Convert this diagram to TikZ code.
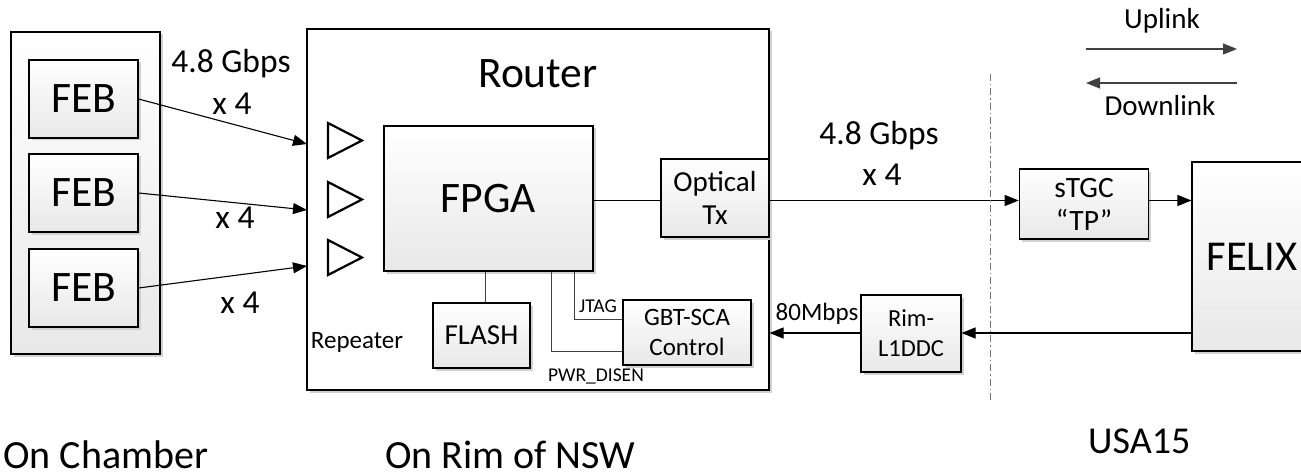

※ ※ ※

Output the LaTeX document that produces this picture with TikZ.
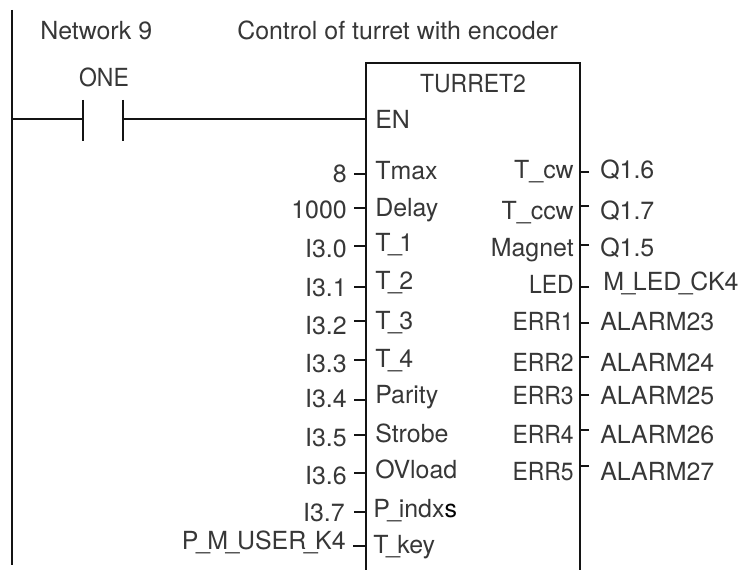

※ ※ ※

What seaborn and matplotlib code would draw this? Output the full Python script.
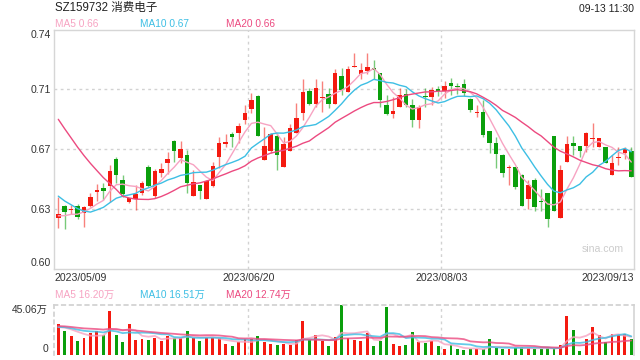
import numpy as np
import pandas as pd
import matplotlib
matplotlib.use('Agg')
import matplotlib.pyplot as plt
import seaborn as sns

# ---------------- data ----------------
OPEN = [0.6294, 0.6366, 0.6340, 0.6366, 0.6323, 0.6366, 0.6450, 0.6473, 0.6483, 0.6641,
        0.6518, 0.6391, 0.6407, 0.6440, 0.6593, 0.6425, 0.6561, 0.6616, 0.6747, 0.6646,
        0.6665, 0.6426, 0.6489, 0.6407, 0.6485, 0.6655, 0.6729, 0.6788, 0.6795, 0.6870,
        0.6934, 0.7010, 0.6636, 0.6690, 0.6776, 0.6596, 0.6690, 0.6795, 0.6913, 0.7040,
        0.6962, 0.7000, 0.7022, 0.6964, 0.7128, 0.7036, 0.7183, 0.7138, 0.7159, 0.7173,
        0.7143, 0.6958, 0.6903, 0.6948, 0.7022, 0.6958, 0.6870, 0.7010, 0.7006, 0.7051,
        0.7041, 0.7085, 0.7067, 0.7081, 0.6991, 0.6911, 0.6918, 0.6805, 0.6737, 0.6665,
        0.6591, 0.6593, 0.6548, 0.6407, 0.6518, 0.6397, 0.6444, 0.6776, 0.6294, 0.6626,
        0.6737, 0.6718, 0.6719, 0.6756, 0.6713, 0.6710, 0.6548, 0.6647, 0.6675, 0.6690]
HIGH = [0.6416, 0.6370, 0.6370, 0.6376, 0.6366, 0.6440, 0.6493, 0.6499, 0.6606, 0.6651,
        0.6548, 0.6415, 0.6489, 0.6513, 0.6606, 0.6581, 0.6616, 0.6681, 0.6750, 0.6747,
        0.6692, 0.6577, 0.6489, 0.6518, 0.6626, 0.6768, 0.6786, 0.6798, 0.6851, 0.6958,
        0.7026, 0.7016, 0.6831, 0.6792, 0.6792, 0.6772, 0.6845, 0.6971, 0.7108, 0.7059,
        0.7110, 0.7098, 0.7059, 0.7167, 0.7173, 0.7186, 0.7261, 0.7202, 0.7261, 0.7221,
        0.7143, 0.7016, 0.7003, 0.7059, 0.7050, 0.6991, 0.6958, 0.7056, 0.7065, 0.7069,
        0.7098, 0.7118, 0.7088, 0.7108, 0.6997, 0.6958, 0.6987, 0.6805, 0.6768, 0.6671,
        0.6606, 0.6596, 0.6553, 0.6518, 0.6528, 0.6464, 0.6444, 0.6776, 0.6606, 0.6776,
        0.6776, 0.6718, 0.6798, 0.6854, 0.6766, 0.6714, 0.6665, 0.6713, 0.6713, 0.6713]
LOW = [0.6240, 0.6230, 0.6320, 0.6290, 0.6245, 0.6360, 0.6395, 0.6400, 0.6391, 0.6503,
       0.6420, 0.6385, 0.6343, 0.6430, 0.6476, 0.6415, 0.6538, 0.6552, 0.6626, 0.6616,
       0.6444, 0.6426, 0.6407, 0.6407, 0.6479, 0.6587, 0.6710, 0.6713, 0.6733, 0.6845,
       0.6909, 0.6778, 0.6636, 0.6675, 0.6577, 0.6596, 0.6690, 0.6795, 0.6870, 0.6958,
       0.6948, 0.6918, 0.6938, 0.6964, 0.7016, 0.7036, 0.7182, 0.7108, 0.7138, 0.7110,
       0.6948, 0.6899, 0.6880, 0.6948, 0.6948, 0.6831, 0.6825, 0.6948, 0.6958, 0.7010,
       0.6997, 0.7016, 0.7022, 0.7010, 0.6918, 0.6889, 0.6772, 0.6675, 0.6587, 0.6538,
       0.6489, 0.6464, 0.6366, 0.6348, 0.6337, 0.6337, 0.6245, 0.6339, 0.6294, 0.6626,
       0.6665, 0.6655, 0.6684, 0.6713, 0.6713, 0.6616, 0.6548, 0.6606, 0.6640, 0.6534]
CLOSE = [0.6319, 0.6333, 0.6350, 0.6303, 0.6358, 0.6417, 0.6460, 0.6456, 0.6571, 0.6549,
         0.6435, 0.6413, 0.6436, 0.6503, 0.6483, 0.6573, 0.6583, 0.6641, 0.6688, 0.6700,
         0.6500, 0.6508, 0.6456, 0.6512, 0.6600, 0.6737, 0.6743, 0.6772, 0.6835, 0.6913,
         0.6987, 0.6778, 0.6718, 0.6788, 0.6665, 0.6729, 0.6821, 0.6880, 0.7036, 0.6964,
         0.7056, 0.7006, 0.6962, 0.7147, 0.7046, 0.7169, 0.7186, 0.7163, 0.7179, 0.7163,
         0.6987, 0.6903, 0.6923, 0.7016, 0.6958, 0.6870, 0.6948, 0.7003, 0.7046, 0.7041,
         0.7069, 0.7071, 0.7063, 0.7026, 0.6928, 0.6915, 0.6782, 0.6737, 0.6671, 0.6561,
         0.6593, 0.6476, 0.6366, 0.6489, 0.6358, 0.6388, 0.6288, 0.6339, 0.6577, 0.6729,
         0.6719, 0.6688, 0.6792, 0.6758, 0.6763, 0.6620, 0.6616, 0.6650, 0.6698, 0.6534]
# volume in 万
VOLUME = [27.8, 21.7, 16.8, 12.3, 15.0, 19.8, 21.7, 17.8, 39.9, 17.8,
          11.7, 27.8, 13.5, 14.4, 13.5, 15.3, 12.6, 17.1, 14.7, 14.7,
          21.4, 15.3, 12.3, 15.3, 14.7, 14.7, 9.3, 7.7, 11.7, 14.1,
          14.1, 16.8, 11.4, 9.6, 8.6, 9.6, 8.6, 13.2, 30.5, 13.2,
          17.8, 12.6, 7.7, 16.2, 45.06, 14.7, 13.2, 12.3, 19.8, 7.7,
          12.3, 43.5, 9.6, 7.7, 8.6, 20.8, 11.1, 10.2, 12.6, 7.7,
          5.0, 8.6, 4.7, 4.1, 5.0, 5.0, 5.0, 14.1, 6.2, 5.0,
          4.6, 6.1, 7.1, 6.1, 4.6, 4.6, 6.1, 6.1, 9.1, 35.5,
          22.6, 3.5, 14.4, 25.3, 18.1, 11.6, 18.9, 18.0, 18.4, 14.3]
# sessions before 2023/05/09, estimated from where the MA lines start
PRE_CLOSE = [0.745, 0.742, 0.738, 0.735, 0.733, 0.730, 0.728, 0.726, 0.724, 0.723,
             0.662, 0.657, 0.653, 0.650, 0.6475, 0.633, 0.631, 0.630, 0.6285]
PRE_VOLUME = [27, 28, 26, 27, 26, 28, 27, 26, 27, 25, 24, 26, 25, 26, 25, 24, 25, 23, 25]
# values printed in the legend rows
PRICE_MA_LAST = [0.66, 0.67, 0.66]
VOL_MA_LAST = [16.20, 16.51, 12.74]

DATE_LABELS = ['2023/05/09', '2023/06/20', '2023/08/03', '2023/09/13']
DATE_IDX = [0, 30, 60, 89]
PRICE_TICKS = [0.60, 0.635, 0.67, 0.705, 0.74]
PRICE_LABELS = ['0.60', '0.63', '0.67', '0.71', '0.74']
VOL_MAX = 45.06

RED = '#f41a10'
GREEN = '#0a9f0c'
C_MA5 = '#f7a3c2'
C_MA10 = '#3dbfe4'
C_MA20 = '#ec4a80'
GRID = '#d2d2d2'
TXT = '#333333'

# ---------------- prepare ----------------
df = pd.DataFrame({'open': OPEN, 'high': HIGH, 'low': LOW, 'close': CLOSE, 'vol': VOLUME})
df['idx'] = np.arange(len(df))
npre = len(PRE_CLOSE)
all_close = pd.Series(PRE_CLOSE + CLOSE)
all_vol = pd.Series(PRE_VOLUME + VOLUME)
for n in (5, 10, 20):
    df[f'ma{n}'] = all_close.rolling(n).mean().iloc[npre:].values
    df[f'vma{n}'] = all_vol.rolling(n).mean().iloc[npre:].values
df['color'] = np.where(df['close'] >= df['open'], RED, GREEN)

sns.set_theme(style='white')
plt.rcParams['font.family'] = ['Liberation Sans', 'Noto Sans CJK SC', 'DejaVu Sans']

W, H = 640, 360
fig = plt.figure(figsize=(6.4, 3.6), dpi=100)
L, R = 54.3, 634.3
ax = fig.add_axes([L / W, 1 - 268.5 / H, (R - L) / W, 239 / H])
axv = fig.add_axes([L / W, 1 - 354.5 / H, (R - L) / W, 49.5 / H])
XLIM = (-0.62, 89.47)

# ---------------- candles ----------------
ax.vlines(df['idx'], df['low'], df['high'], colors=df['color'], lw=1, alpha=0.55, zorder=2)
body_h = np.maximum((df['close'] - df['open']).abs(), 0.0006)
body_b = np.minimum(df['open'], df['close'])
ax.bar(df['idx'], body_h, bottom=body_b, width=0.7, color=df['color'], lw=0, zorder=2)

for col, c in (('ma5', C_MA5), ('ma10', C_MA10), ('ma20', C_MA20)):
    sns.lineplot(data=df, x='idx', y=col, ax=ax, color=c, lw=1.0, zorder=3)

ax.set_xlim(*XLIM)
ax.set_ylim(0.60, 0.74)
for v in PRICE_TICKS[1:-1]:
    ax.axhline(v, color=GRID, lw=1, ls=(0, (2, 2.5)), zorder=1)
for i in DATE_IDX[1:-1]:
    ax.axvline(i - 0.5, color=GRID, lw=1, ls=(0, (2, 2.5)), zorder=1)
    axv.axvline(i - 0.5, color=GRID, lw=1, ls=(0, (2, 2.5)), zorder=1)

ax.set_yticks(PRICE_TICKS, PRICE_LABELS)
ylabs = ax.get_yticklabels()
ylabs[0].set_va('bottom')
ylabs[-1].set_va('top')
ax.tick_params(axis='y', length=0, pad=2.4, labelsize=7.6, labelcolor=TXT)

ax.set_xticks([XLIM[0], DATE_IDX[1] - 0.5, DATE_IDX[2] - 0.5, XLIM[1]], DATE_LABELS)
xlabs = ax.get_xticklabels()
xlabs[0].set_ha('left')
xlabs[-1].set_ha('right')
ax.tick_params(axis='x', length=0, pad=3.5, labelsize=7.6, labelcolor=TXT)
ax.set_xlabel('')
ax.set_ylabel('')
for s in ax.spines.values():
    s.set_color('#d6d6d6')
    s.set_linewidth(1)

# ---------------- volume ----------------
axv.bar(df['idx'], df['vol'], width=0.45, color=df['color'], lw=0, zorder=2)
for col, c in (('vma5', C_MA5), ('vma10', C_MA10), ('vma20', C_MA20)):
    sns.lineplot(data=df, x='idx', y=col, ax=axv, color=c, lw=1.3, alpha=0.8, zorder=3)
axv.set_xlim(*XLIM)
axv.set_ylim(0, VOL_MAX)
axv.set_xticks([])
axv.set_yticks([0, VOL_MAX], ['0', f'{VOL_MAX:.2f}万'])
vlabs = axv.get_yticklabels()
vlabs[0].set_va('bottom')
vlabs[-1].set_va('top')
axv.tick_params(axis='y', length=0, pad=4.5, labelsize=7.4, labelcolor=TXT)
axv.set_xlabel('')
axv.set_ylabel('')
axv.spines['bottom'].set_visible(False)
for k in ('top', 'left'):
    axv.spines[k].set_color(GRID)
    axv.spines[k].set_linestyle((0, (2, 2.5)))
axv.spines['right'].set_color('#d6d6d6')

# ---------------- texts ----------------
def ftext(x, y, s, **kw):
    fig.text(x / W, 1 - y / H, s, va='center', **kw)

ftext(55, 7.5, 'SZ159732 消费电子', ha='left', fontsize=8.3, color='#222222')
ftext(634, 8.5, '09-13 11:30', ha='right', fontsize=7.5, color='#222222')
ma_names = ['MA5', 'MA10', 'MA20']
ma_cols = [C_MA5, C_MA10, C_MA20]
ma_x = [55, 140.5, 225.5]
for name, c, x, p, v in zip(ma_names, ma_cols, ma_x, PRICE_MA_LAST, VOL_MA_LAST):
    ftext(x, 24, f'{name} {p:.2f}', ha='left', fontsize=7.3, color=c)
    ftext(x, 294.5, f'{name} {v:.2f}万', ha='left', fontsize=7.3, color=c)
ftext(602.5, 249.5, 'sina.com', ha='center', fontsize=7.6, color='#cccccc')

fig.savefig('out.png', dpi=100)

※ ※ ※

(WHAT THE TASK ASKS):
Nothing but the lines from the one containing "What seaborn and" through the one containing "import seaborn as sns" should be echoed, each exactly as it stands; pictures are excluded.

(RIGHT ANSWER):
What seaborn and matplotlib code would draw this? Output the full Python script.
import numpy as np
import pandas as pd
import matplotlib
matplotlib.use('Agg')
import matplotlib.pyplot as plt
import seaborn as sns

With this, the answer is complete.